Why Has Oracle Added US$500m to its Restructuring Budget?

Oracle will spend an additional US$500m on restructuring costs in its fiscal year, according to a Securities and Exchanges report filed.
The company had already announced plans to spend US$1.6bn, bringing the total costs for its restructuring to more than US$2bn
This budget will cover redundancy packages and further exit costs for employees. It also suggests the company is ramping up its workforce reduction plan.
Oracle has previously said that AI was reducing its workforce needs at the announcement of its third quarter earnings in March.
The company said: “AI models for generating computer code have become so efficient that we have been restructuring our product development teams into smaller, more agile and productive groups.
“This new AI Code Generation technology is enabling us to build more software in less time with fewer people. Oracle is now building more SaaS applications for more industries at a lower cost.”
This follows an increase in job losses from AI, with research from Challenger, Gray & Christmas finding that companies announced more than 54,000 AI-related layoffs in the US during 2025, while a 2025 Acas survey finds that 26% of British employees are concerned about AI job cuts.
Anticipated job cuts amid ‘SaaSpocalypse’
A research report from TD Cowen has suggested that this spend could translate into between 20,000 and 30,000 job cuts, which it believes would free up between US$8bn to US$10bn in cash flow.
This follows widespread concerns that agentic AI is damaging the business prospects of SaaS companies.
Many of these businesses are rethinking their operating practices as a result of increased automation – such as Salesforce, which is cutting around 1,000 jobs across its marketing, product and data teams.
The company previously reduced its headcount by more than 4,000 of its customer support workers in 2025, with CEO Marc Benioff sharing on the Logan Bartlett show: “I was able to rebalance my headcount on my support. I’ve reduced it from 9,000 heads to about 5,000, because I need less heads.

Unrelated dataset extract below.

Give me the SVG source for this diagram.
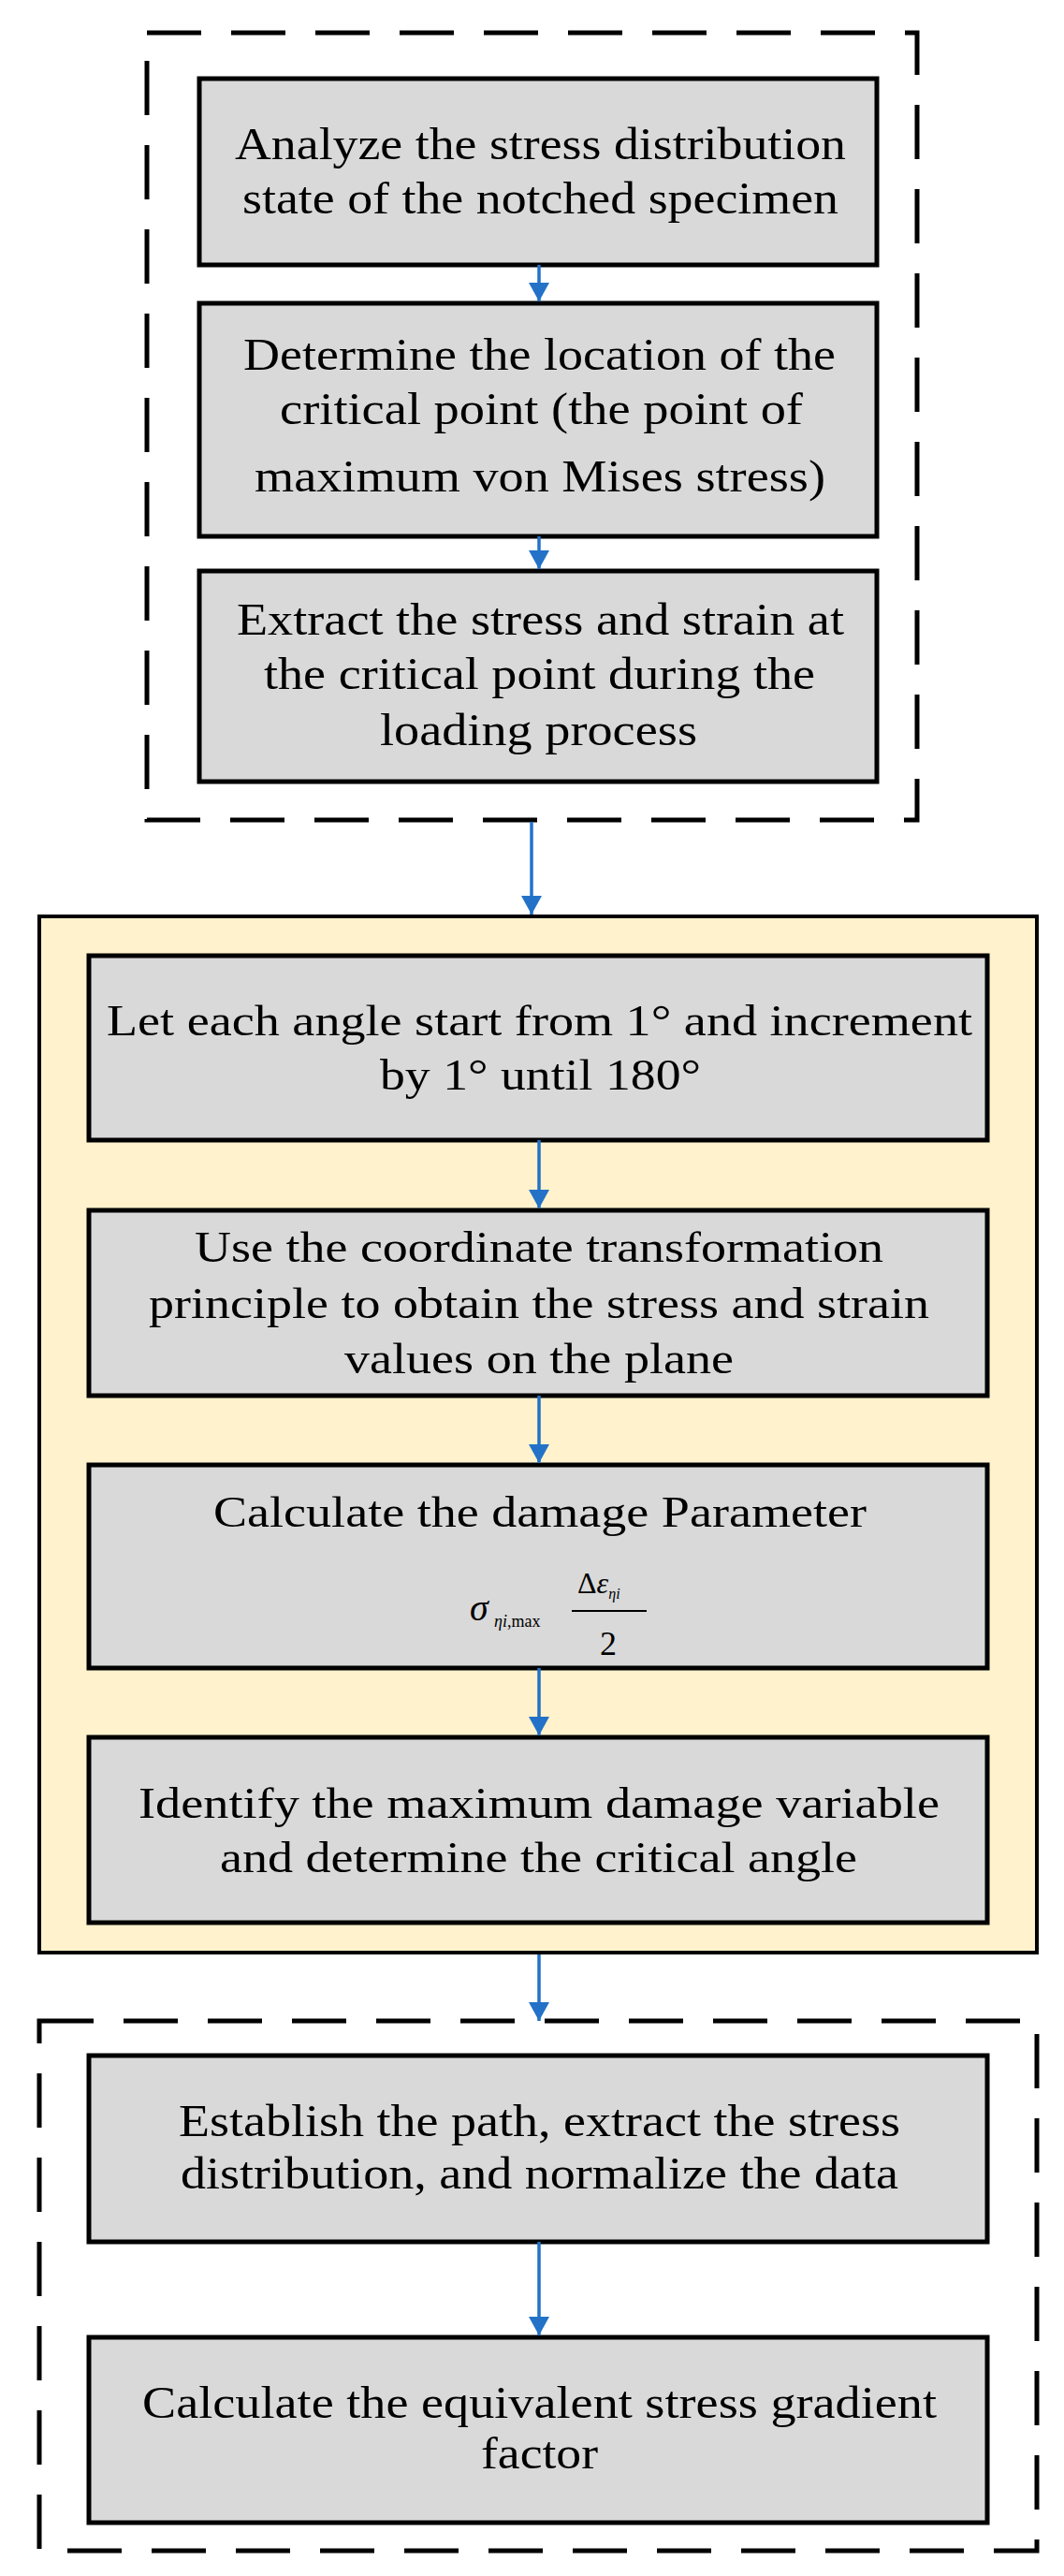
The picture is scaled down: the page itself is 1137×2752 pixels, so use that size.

“If we were having this conversation a year ago and you were calling Salesforce, there would be 9,000 people that you would be interacting with globally on our service cloud, and they would be managing, creating, reading, updating, deleting data.”
A shift to AI-first infrastructure
Salesforce is also increasing its use of AI within the SaaS model, with Marc telling investors at the announcement of its fourth quarter earnings: “You’ve heard about the SaaSpocalypse? And it isn’t our first. We’ve had a few of them”.
He continued: “If there is a SaaSpocalypse, it may be eaten by the Sasquatch because there are a lot of companies using a lot of SaaS because it just got better with agents.”
Oracle is similarly shifting its strategy to increase its focus on AI.
The company is embedding AI agents directly into its Fusion Applications to manage complex processes, and has committed US$248bn in data centre leases.
Speaking to investors Tuesday, Oracle Co CEO Mike Sicilia addressed these concerns about AI description, saying: “Some smaller or single-focused SaaS players may well be disrupted. But Oracle will not be among them.”